Я спрятался за деревом. От него до калитки рукой подать, из избы меня точно не увидят. Подал условный знак Остапенко.
Он подошёл к высокому забору и громко позвал:
– Шубин, выходи – дело есть. Срочно!
Приманка клюнула. Хлопнула дверь, кто-то неспеша спустился с крыльца, дотопал до забора и открыл калитку.
– Остапенко, твою мать! Тебе чего?!
Я выскользнул из укрытия, плавным движением оказался за спиной у Шубина и ткнул ему стволом в поясницу.
– Милиция. Не вздумай кричать. Если понял – кивни.
Бритый затылок послушно опустился.
– Молодец. Семёнов в избе?
– К-какой Семёнов? – слегка заикаясь спросил он. Я надавил револьвером сильнее. – В д-доме.
– Где именно?
– На лавке лежит, справа у входа. Худо ему стало, нагрелся весь.
– Оружие?
– Шпалер под подушкой.
– Спокойно заходим в дом, без лишних движений. Дёрнешься – перебью позвоночник, всю жизнь срать под себя будешь.
– П-понял я.
– Идём.
Мы двинулись к дому. За нами, слегка пригнувшись, следовали бойцы ЧОН.
Стоило перешагнуть через порог, я двинул рукояткой по голове Шубина. Он кулем осел на пол, а я бросился к указанному им направлению.
И тут же кто-то резко бросился к окну, с треском вышибая раму. Осыпалось разбитое стекло.
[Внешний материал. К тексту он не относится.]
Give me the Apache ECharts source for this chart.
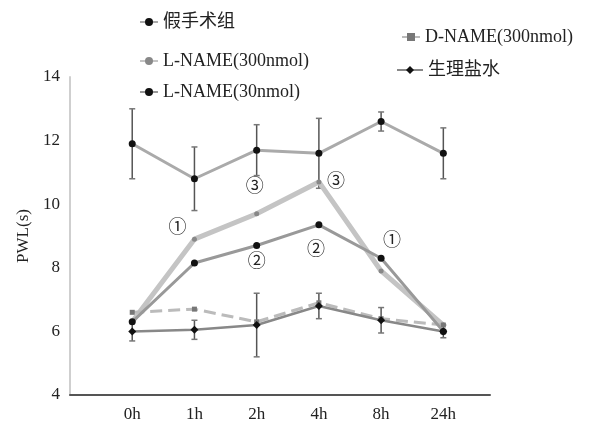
<!DOCTYPE html>
<html><head><meta charset="utf-8">
<script src="https://cdn.jsdelivr.net/npm/echarts@6/dist/echarts.min.js"></script>
<style>html,body{margin:0;padding:0;background:#fff}#c{width:611px;height:426px}</style>
</head><body><div id="c"></div>
<script>
const categories = ['0h','1h','2h','4h','8h','24h'];
const yTicks = [4,6,8,10,12,14];
const names = ['假手术组','L-NAME(300nmol)','L-NAME(30nmol)','D-NAME(300nmol)','生理盐水'];
const sham = [11.9,10.8,11.7,11.6,12.6,11.6];
const shamErr = [1.1,1.0,0.8,1.1,0.3,0.8];
const lname300 = [6.3,8.9,9.7,10.7,7.9,6.2];
const lname30 = [6.3,8.15,8.7,9.35,8.3,6.0];
const dname300 = [6.6,6.7,6.3,6.9,6.4,6.2];
const saline = [6.0,6.05,6.2,6.8,6.35,6.0];
const salineErr = [0.3,0.3,1.0,0.4,0.4,0.2];
const notes300 = ['','①','③','③','①',''];
const notes30 = ['','','②','②','',''];

const FONT = "'Liberation Serif','Noto Sans CJK SC',serif";
const offs300 = [[0,0],[-17,-11],[-2,-26],[17,0],[11,-30],[0,0]];
const offs30 = [[0,0],[0,0],[0,17],[-3,25],[0,0],[0,0]];

function pts(arr, notes, offs){
  return arr.map((v,i)=>{
    const d = {value:[i,v]};
    if(notes && notes[i]){
      d.label = {show:true, formatter:notes[i], position:'inside', offset:offs[i],
        fontSize:18, color:'#222', fontFamily:FONT};
    }
    return d;
  });
}
function errData(arr, err){ return arr.map((v,i)=>[i, v-err[i], v+err[i]]); }
function errRender(params, api){
  const x = api.value(0);
  const lo = api.coord([x, api.value(1)]);
  const hi = api.coord([x, api.value(2)]);
  return {type:'group', children:[
    {type:'line', shape:{x1:lo[0],y1:lo[1],x2:hi[0],y2:hi[1]}, style:{stroke:'#555',lineWidth:1.5}},
    {type:'line', shape:{x1:hi[0]-3,y1:hi[1],x2:hi[0]+3,y2:hi[1]}, style:{stroke:'#777',lineWidth:1.5}},
    {type:'line', shape:{x1:lo[0]-3,y1:lo[1],x2:lo[0]+3,y2:lo[1]}, style:{stroke:'#777',lineWidth:1.5}}
  ]};
}

const chart = echarts.init(document.getElementById('c'), null, {renderer:'canvas'});
const legendText = {fontSize:18, color:'#222', fontFamily:FONT};
chart.setOption({
  animation:false,
  backgroundColor:'#fff',
  grid:{left:70, right:121, top:77, bottom:31},
  legend:[
    {data:[names[0]], left:134, top:8, itemWidth:18, itemHeight:10, itemGap:6, textStyle:legendText},
    {data:[names[1]], left:134, top:47, itemWidth:18, itemHeight:10, itemGap:6, textStyle:legendText},
    {data:[names[2]], left:134, top:78, itemWidth:18, itemHeight:10, itemGap:6, textStyle:legendText},
    {data:[names[3]], left:396, top:23, itemWidth:18, itemHeight:10, itemGap:4, textStyle:legendText},
    {data:[names[4]], left:391, top:56, itemWidth:26, itemHeight:10, itemGap:2, textStyle:legendText}
  ],
  xAxis:{type:'value', min:-1, max:5.75, interval:1,
    axisLine:{onZero:false, lineStyle:{color:'#555', width:2}}, axisTick:{show:false}, splitLine:{show:false},
    axisLabel:{margin:11, fontSize:17, color:'#222', fontFamily:FONT,
      formatter:v=> (Number.isInteger(v) && v>=0 && v<categories.length) ? categories[v] : ''}},
  yAxis:{type:'value', min:yTicks[0], max:yTicks[yTicks.length-1], interval:2,
    name:'PWL(s)', nameLocation:'middle', nameGap:37, nameRotate:90,
    nameTextStyle:{fontSize:17, color:'#222', fontFamily:FONT},
    axisLine:{show:true, onZero:false, lineStyle:{color:'#cfcfcf', width:2}}, axisTick:{show:false}, splitLine:{show:false},
    axisLabel:{margin:10, fontSize:17, color:'#222', fontFamily:FONT}},
  series:[
    {type:'custom', renderItem:errRender, data:errData(sham, shamErr), z:1, silent:true},
    {type:'custom', renderItem:errRender, data:errData(saline, salineErr), z:1, silent:true},
    {name:names[0], type:'line', data:pts(sham), symbol:'circle', symbolSize:7,
      itemStyle:{color:'#111'}, lineStyle:{color:'#aaa', width:3}, z:3},
    {name:names[1], type:'line', data:pts(lname300, notes300, offs300), symbol:'circle', symbolSize:5,
      itemStyle:{color:'#888'}, lineStyle:{color:'#c4c4c4', width:5}, z:2},
    {name:names[2], type:'line', data:pts(lname30, notes30, offs30), symbol:'circle', symbolSize:7,
      itemStyle:{color:'#111'}, lineStyle:{color:'#999', width:3}, z:3},
    {name:names[3], type:'line', data:pts(dname300), symbol:'rect', symbolSize:5,
      itemStyle:{color:'#777'}, lineStyle:{color:'#bbb', width:3, type:'dashed'}, z:2},
    {name:names[4], type:'line', data:pts(saline), symbol:'diamond', symbolSize:8,
      itemStyle:{color:'#111'}, lineStyle:{color:'#888', width:2.5}, z:3}
  ]
});
</script></body></html>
Семёнов оказался осторожным гадом. Правда, в последнюю минуту его подвела раненая нога. Приземлившись, он запнулся и потерял равновесие.
И тут же возле него оказался Лодыгин. Его наган упёрся в голову беглеца.
– Ваша взяла, мусора! – выдавил из себя Семёнов.
Ему на самом деле было плохо, поднялась температура. И прежде чем отдать его следователю, пришлось вызвать врача.
На этот раз долго колоть Семёнова не понадобилось. Информация из него потекла рекой. Но меня больше всего интересовала роль Ремке: мы только гадали виновен или не виновен наш новый сотрудник.
Когда я напрямую спросил об этом Семёнова, тот усмехнулся.
– Своим не верите, гражданин начальник?
– Верю. Но для начала должен убедиться, что это – свой.
– Не при делах ваш Ремке. Тут всё дело случая оказалось. Он с Кислицыной шашни водил. Она баба видная, мужики к ней так и липли. Вот и Ремке ваш не устоял. А в тот день, когда мы к Рвачу собирались, он к подруге заскочил. Та ему шинель брата отдала. Эта дурёха толком не дозналась, на какое такое дежурство полюбовник собирался. Глядишь, если бы как надо выспросила – не было бы всего этого, и сидел я бы сейчас не в вашей кутузке, а дома на полатях.
На губах Семёнова мелькнула кривая ухмылка.
– Но, что уж теперь… Содеянного назад не воротишь. У Рвача нас ваши поджидали: Ремке и второй, я его не знаю. Ремке – дурак, увидел брата своей подруги и сплоховал, потому и получил от него маслину.
– То есть в Ремке стрелял ваш подельник Кислицын?
– Он самый, – кивнул Семёнов. – Мне не верите – у Шубина спросите. Он подтвердит.
– Обязательно спросим, – заверил я.
– Кто убил милиционера Юхтина?
– Кого? – нахмурился допрашиваемый.
– Напарника Ремке.
– Тоже Кислицын.
– Не врите, Семёнов!
– А какой смысл мне врать – на мне и так столько трупов: одним больше – одним меньше. Я ведь заранее знаю, какой приговор мне накатают. К стенке ведь поставите, начальник, – с горечью произнёс арестованный.